• **Data shown**
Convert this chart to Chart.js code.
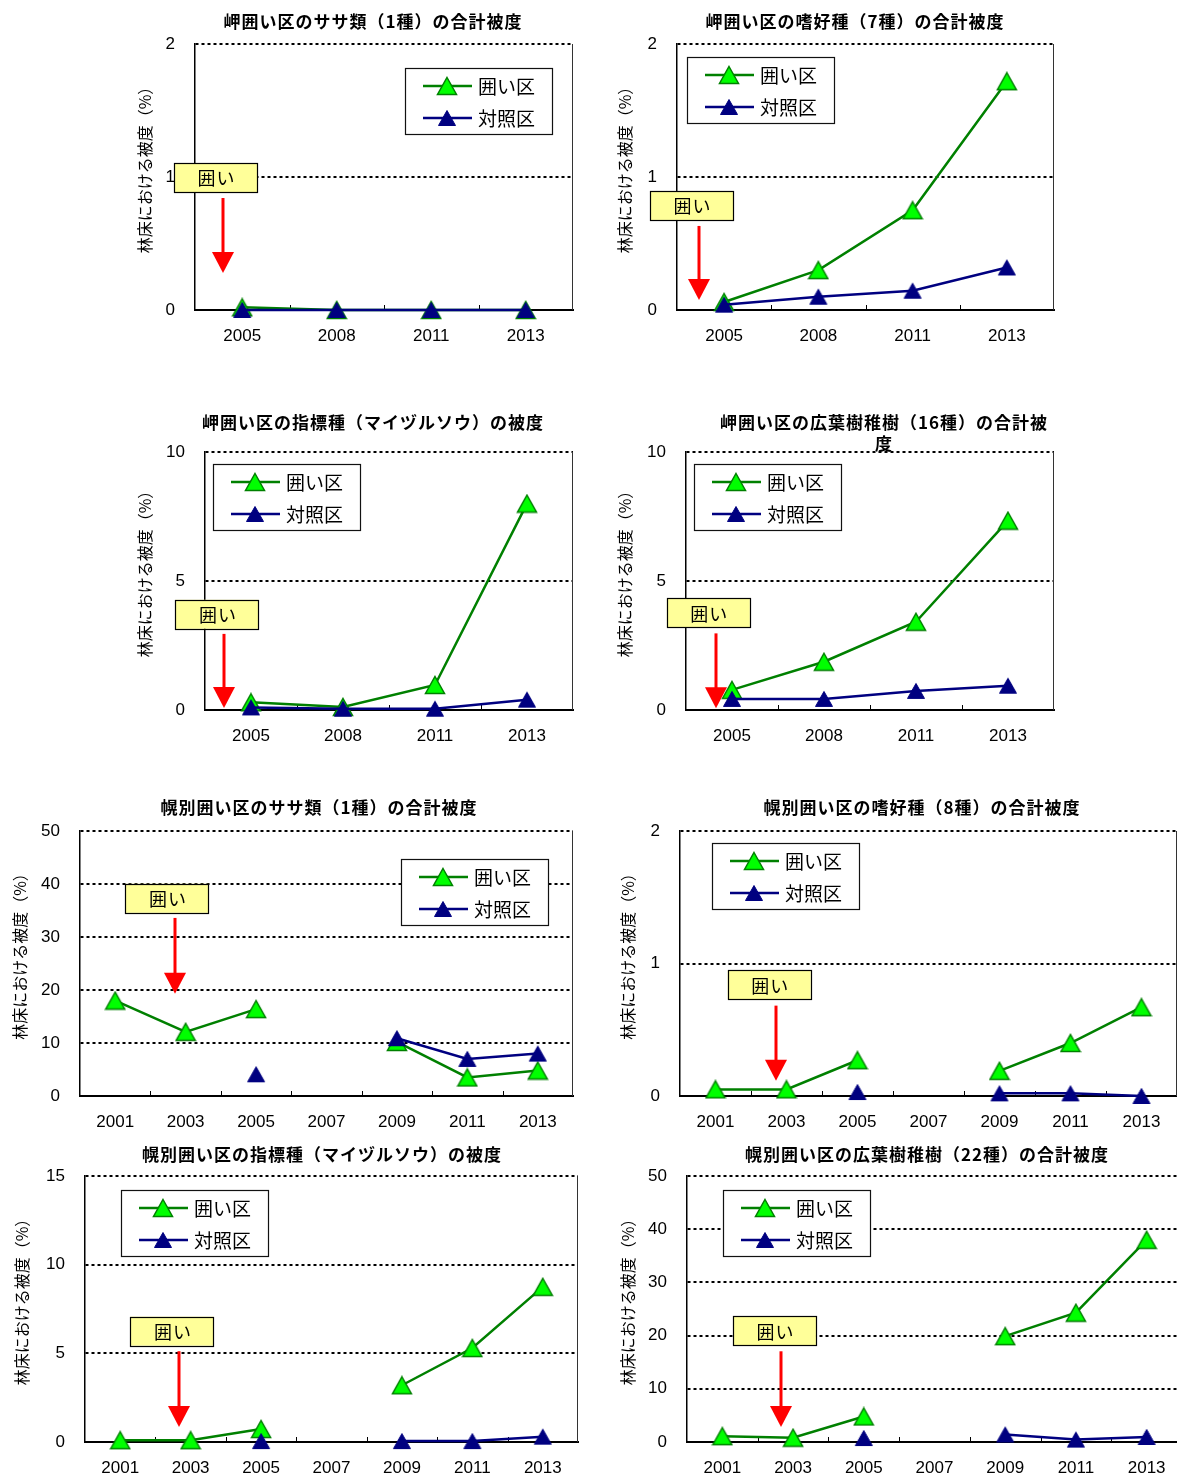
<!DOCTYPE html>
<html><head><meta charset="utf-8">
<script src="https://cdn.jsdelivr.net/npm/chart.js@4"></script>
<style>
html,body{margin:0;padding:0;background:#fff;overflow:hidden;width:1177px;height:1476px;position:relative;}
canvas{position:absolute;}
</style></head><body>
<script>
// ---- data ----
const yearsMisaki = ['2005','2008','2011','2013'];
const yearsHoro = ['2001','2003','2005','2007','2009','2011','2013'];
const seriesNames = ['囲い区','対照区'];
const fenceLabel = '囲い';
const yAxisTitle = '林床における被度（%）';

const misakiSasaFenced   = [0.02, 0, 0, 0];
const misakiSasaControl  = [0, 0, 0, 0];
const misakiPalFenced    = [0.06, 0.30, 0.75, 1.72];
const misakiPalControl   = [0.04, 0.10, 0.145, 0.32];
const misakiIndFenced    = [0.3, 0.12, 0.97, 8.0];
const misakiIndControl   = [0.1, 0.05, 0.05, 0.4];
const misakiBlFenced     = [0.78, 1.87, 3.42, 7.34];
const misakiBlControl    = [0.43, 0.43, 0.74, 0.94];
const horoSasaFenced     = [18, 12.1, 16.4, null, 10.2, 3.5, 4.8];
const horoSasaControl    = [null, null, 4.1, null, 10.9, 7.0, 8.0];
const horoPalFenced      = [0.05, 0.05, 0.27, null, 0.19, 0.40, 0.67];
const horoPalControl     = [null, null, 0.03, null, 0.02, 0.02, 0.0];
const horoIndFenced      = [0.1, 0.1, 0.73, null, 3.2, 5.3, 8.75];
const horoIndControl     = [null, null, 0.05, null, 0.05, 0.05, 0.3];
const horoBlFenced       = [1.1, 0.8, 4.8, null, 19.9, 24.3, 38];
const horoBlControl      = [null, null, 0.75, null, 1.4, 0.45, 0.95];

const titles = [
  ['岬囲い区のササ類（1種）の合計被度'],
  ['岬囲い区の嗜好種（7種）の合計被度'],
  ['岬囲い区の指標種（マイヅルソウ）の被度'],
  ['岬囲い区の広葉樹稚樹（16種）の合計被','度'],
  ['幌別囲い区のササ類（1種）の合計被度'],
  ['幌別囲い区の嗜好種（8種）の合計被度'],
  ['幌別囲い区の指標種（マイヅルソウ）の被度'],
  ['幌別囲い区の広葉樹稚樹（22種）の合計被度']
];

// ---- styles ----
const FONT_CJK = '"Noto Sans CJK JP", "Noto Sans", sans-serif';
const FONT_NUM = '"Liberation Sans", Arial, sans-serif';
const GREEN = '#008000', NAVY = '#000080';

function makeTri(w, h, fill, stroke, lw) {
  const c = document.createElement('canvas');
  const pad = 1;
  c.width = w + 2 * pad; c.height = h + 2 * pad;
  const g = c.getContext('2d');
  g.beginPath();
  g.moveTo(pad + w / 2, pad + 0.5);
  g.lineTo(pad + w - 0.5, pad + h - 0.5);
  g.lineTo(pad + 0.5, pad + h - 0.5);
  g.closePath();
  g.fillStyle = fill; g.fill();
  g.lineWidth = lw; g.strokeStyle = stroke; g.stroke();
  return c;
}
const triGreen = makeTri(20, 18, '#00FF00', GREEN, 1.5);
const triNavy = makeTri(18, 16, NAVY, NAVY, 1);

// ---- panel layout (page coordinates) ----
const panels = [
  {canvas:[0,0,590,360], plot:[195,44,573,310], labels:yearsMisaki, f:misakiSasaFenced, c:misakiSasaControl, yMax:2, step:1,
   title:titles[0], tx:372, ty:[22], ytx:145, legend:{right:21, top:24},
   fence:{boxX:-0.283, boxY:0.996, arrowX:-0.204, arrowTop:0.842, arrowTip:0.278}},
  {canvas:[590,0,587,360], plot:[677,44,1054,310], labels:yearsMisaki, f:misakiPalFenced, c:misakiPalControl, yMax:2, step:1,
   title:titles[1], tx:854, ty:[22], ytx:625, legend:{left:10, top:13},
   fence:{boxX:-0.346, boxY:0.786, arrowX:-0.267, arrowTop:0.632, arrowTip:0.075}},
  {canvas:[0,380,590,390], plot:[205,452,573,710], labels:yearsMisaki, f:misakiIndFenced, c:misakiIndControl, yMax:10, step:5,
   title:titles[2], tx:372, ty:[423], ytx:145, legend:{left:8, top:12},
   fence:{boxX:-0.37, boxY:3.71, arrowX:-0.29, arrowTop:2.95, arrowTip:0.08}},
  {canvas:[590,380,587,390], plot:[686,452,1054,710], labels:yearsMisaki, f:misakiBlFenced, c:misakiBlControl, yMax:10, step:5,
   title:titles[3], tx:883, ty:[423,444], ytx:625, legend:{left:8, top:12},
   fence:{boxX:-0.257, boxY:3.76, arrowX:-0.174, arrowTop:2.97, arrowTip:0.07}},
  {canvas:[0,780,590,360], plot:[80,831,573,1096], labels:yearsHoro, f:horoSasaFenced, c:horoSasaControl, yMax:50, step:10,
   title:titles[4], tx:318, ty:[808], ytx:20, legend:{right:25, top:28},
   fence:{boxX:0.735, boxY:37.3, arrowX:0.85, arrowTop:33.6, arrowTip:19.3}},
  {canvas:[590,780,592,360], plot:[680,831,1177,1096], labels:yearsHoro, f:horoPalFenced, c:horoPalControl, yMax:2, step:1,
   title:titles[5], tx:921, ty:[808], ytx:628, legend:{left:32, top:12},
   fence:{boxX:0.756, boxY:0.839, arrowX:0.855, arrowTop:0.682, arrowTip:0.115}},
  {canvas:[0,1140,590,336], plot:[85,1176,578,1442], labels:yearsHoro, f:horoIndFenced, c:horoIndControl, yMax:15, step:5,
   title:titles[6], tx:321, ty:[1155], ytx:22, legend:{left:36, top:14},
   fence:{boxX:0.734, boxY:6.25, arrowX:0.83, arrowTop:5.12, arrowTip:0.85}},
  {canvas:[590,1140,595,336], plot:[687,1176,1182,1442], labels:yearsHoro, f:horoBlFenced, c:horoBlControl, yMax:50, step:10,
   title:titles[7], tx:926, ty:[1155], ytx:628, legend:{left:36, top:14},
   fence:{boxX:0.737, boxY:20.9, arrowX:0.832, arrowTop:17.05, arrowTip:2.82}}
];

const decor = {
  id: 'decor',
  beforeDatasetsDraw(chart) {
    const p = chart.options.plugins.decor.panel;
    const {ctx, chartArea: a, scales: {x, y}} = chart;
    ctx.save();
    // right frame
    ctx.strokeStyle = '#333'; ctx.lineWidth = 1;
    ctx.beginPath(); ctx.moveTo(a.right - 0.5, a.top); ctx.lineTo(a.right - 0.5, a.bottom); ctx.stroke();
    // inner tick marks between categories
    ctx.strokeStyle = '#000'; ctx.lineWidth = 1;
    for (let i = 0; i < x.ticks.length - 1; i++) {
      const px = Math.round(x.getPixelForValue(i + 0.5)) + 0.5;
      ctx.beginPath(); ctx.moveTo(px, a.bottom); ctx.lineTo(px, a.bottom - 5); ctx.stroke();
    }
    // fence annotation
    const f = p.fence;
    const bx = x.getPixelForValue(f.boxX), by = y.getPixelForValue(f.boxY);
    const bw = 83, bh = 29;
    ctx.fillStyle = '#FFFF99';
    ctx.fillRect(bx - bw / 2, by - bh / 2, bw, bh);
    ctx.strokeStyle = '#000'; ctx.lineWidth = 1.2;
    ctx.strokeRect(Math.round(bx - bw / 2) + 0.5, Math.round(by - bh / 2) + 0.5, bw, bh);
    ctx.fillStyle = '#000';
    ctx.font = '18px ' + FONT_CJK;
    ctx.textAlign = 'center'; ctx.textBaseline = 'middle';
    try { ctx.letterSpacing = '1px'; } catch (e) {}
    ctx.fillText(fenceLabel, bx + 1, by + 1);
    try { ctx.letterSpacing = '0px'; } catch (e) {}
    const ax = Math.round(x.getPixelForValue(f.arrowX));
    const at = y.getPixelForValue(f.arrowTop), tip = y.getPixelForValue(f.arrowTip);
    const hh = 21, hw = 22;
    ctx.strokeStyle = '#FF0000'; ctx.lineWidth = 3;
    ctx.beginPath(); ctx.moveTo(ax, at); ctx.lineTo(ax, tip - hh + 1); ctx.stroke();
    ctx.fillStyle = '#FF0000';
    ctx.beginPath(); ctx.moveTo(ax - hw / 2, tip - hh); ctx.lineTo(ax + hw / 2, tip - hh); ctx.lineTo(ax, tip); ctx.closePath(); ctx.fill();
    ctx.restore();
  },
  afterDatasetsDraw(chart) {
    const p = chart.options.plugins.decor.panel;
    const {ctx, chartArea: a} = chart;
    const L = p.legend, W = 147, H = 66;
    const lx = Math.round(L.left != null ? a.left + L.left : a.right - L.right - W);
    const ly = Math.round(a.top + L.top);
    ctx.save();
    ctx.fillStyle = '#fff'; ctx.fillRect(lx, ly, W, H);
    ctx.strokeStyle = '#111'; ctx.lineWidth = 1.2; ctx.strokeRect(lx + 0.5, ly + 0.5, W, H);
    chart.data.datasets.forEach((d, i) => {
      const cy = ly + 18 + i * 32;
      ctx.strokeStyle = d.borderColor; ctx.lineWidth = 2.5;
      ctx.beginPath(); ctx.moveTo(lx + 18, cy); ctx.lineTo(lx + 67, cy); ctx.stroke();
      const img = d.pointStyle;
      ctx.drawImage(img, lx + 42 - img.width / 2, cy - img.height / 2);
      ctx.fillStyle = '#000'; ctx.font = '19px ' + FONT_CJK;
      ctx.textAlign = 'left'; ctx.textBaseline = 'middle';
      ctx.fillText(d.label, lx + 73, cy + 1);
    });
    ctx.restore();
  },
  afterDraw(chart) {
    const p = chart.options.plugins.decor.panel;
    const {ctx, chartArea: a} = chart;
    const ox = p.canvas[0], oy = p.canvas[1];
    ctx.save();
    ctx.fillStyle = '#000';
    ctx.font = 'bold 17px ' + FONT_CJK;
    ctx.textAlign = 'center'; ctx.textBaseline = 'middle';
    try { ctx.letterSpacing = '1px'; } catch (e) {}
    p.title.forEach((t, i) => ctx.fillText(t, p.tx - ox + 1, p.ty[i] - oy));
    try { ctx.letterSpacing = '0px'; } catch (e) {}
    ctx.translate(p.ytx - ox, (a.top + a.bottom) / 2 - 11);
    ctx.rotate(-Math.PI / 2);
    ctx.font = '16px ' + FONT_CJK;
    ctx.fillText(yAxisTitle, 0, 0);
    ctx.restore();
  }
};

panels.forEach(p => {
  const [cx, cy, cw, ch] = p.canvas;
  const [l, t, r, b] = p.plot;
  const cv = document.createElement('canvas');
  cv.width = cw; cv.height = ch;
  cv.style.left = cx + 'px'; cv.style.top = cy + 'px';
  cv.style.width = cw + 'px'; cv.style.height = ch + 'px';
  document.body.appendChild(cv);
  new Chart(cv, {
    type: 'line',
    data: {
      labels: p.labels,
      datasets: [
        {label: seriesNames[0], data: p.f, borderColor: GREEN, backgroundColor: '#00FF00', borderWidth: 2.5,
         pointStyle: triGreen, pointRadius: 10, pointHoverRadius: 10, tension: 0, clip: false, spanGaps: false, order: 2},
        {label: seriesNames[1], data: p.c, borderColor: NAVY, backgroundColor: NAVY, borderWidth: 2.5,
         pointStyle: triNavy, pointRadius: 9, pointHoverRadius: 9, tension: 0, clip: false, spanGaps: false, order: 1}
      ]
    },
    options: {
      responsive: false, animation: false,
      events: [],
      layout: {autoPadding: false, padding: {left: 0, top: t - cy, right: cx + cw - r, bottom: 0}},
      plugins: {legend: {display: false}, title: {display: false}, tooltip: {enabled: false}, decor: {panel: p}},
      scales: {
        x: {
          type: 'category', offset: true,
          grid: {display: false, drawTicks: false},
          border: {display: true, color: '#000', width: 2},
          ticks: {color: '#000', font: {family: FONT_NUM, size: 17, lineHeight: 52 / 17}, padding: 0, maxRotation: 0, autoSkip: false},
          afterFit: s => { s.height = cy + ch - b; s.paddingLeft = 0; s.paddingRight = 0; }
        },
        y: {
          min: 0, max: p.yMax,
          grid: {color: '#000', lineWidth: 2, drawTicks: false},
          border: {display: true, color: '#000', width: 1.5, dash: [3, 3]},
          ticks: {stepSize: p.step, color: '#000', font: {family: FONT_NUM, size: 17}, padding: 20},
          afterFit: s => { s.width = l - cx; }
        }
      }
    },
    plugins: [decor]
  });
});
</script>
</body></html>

• **Task to carry out**
Repeat exactly and only the lines from the start of the data above through the line that holds "const GREEN = '#008000', NAVY = '#000080';", inclusive. Pictures do not belong in the copy.

• **Exercise response**
Convert this chart to Chart.js code.
<!DOCTYPE html>
<html><head><meta charset="utf-8">
<script src="https://cdn.jsdelivr.net/npm/chart.js@4"></script>
<style>
html,body{margin:0;padding:0;background:#fff;overflow:hidden;width:1177px;height:1476px;position:relative;}
canvas{position:absolute;}
</style></head><body>
<script>
// ---- data ----
const yearsMisaki = ['2005','2008','2011','2013'];
const yearsHoro = ['2001','2003','2005','2007','2009','2011','2013'];
const seriesNames = ['囲い区','対照区'];
const fenceLabel = '囲い';
const yAxisTitle = '林床における被度（%）';

const misakiSasaFenced   = [0.02, 0, 0, 0];
const misakiSasaControl  = [0, 0, 0, 0];
const misakiPalFenced    = [0.06, 0.30, 0.75, 1.72];
const misakiPalControl   = [0.04, 0.10, 0.145, 0.32];
const misakiIndFenced    = [0.3, 0.12, 0.97, 8.0];
const misakiIndControl   = [0.1, 0.05, 0.05, 0.4];
const misakiBlFenced     = [0.78, 1.87, 3.42, 7.34];
const misakiBlControl    = [0.43, 0.43, 0.74, 0.94];
const horoSasaFenced     = [18, 12.1, 16.4, null, 10.2, 3.5, 4.8];
const horoSasaControl    = [null, null, 4.1, null, 10.9, 7.0, 8.0];
const horoPalFenced      = [0.05, 0.05, 0.27, null, 0.19, 0.40, 0.67];
const horoPalControl     = [null, null, 0.03, null, 0.02, 0.02, 0.0];
const horoIndFenced      = [0.1, 0.1, 0.73, null, 3.2, 5.3, 8.75];
const horoIndControl     = [null, null, 0.05, null, 0.05, 0.05, 0.3];
const horoBlFenced       = [1.1, 0.8, 4.8, null, 19.9, 24.3, 38];
const horoBlControl      = [null, null, 0.75, null, 1.4, 0.45, 0.95];

const titles = [
  ['岬囲い区のササ類（1種）の合計被度'],
  ['岬囲い区の嗜好種（7種）の合計被度'],
  ['岬囲い区の指標種（マイヅルソウ）の被度'],
  ['岬囲い区の広葉樹稚樹（16種）の合計被','度'],
  ['幌別囲い区のササ類（1種）の合計被度'],
  ['幌別囲い区の嗜好種（8種）の合計被度'],
  ['幌別囲い区の指標種（マイヅルソウ）の被度'],
  ['幌別囲い区の広葉樹稚樹（22種）の合計被度']
];

// ---- styles ----
const FONT_CJK = '"Noto Sans CJK JP", "Noto Sans", sans-serif';
const FONT_NUM = '"Liberation Sans", Arial, sans-serif';
const GREEN = '#008000', NAVY = '#000080';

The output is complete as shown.